Indexed annuity advantages

  • Taxes deferred on earnings
  • Offers minimum return, similar to fixed annuities
  • Offers possibility of greater returns if markets rise

Indexed annuity disadvantages

  • Expensive
  • Very complex to understand
  • Returns usually capped at a preset percentage
  • May have high surrender or withdrawal charges for cashing out early
  • Difficult to comparison shop different indexed annuities

Fixed annuity vs. variable annuity vs. indexed annuity

Fixed Annuity Variable Annuity Indexed Annuity
Fees Low High High
Risk Low High Medium
Reward Low Low to high Medium

Deferred annuity vs. immediate annuity

All three types of annuities — fixed, variable and indexed — can be put into another box, depending on when they pay out.

An immediate annuity can start paying out within a year after a lump sum is converted into an annuity.
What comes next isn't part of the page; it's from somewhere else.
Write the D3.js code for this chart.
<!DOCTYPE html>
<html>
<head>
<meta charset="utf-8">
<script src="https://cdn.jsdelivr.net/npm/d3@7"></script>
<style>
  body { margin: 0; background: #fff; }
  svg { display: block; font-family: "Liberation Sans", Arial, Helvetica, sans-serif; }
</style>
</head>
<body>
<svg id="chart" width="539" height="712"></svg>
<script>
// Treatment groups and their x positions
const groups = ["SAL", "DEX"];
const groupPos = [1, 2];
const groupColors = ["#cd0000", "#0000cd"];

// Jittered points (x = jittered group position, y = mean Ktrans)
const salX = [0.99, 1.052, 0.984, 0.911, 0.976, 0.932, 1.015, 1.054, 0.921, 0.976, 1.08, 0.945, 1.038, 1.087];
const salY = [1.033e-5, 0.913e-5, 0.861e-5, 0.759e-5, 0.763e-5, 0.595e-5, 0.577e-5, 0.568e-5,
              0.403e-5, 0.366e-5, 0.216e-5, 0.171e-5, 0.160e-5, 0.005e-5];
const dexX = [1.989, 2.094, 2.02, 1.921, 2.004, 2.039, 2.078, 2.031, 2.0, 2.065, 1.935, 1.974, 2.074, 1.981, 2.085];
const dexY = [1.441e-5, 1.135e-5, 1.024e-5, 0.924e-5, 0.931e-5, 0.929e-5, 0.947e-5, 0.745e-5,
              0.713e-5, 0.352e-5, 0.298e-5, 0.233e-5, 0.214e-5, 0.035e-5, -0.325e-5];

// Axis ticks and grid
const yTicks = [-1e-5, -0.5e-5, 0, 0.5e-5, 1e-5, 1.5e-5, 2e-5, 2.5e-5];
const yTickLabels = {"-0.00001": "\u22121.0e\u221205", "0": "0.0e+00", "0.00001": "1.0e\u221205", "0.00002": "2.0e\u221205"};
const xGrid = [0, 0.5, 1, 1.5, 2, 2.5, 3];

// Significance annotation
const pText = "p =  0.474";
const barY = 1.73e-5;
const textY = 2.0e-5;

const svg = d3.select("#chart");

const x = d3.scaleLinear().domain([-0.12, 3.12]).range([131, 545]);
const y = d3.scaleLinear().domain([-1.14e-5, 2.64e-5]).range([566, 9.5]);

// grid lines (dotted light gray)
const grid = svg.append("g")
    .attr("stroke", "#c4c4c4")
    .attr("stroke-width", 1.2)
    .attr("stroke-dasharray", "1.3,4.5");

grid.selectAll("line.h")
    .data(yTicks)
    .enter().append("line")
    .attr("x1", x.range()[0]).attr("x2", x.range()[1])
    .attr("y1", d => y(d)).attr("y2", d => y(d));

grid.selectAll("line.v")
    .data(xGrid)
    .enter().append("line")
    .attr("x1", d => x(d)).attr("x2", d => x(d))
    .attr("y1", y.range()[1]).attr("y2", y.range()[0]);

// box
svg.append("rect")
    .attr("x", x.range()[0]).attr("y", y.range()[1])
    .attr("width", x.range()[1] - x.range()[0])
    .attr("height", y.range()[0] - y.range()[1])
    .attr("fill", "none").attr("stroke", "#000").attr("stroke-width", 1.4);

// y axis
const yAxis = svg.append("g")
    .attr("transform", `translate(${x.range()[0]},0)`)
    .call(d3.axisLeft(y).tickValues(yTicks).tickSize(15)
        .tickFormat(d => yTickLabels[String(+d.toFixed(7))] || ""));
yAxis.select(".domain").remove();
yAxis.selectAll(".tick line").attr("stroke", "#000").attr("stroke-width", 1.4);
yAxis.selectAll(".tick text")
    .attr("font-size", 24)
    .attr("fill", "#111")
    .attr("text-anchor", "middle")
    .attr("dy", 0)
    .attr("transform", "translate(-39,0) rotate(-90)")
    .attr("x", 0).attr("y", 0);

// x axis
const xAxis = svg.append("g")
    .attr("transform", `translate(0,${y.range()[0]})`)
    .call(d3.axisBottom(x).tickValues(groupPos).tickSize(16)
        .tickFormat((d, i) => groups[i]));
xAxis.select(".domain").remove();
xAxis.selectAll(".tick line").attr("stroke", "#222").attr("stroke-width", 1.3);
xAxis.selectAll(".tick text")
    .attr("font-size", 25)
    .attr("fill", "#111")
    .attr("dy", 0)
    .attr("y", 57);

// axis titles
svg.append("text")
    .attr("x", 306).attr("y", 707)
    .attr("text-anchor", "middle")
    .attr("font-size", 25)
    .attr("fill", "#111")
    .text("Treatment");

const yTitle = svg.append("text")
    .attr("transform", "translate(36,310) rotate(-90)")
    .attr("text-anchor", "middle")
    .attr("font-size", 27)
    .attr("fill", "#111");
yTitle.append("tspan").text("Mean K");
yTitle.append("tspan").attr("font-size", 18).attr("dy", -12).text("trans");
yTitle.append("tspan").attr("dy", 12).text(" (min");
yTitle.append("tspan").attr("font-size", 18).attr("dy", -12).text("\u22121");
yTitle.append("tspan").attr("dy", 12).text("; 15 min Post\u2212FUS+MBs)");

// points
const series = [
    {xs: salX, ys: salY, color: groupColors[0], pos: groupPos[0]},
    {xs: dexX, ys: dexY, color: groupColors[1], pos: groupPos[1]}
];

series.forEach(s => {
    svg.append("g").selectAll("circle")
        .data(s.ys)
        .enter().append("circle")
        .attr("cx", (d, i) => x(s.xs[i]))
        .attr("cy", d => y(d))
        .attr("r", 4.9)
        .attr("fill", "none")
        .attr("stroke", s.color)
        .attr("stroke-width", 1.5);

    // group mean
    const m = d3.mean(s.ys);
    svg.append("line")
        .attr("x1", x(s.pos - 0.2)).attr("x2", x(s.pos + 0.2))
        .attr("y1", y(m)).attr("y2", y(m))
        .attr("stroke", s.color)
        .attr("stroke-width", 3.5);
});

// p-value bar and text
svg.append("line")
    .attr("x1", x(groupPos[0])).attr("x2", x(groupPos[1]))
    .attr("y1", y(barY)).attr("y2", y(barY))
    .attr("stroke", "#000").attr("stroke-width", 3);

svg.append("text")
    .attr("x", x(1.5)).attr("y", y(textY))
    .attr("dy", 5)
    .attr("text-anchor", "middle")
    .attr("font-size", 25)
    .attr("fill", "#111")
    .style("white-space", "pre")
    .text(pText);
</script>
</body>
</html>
This is often the case if a retiree wants to convert part of their existing retirement savings into a guaranteed income stream.

A deferred annuity is paid over several years in smaller payments, much like how you would save up for your retirement normally. This allows you to save money in an annuity while you’re still in the workforce. You can defer payment on an annuity anywhere from 13 months to 40 years, depending on the annuity you purchase.

Given that there are no after-tax limits on how much money you can put into an annuity, this can be a great way to boost your retirement savings if you’re already maxing out your accounts.

The bottom line on different annuities

Commissions on annuities can be steep — from 1% to 10% of the total value — so the chances that you’ll find yourself in a high-pressure sales pitch at some point in your life are good. It’s important to remember that annuities are complex financial tools, some more so than others.

It’s possible that annuities are right for you, but it’s not something you want to jump into right away. Meet with a fee-only advisor who can help you objectively assess whether an annuity fits into your long-term plan and — if so — which type of annuity would be best and for what price.

That way, you’ll be in full control over your financial destiny.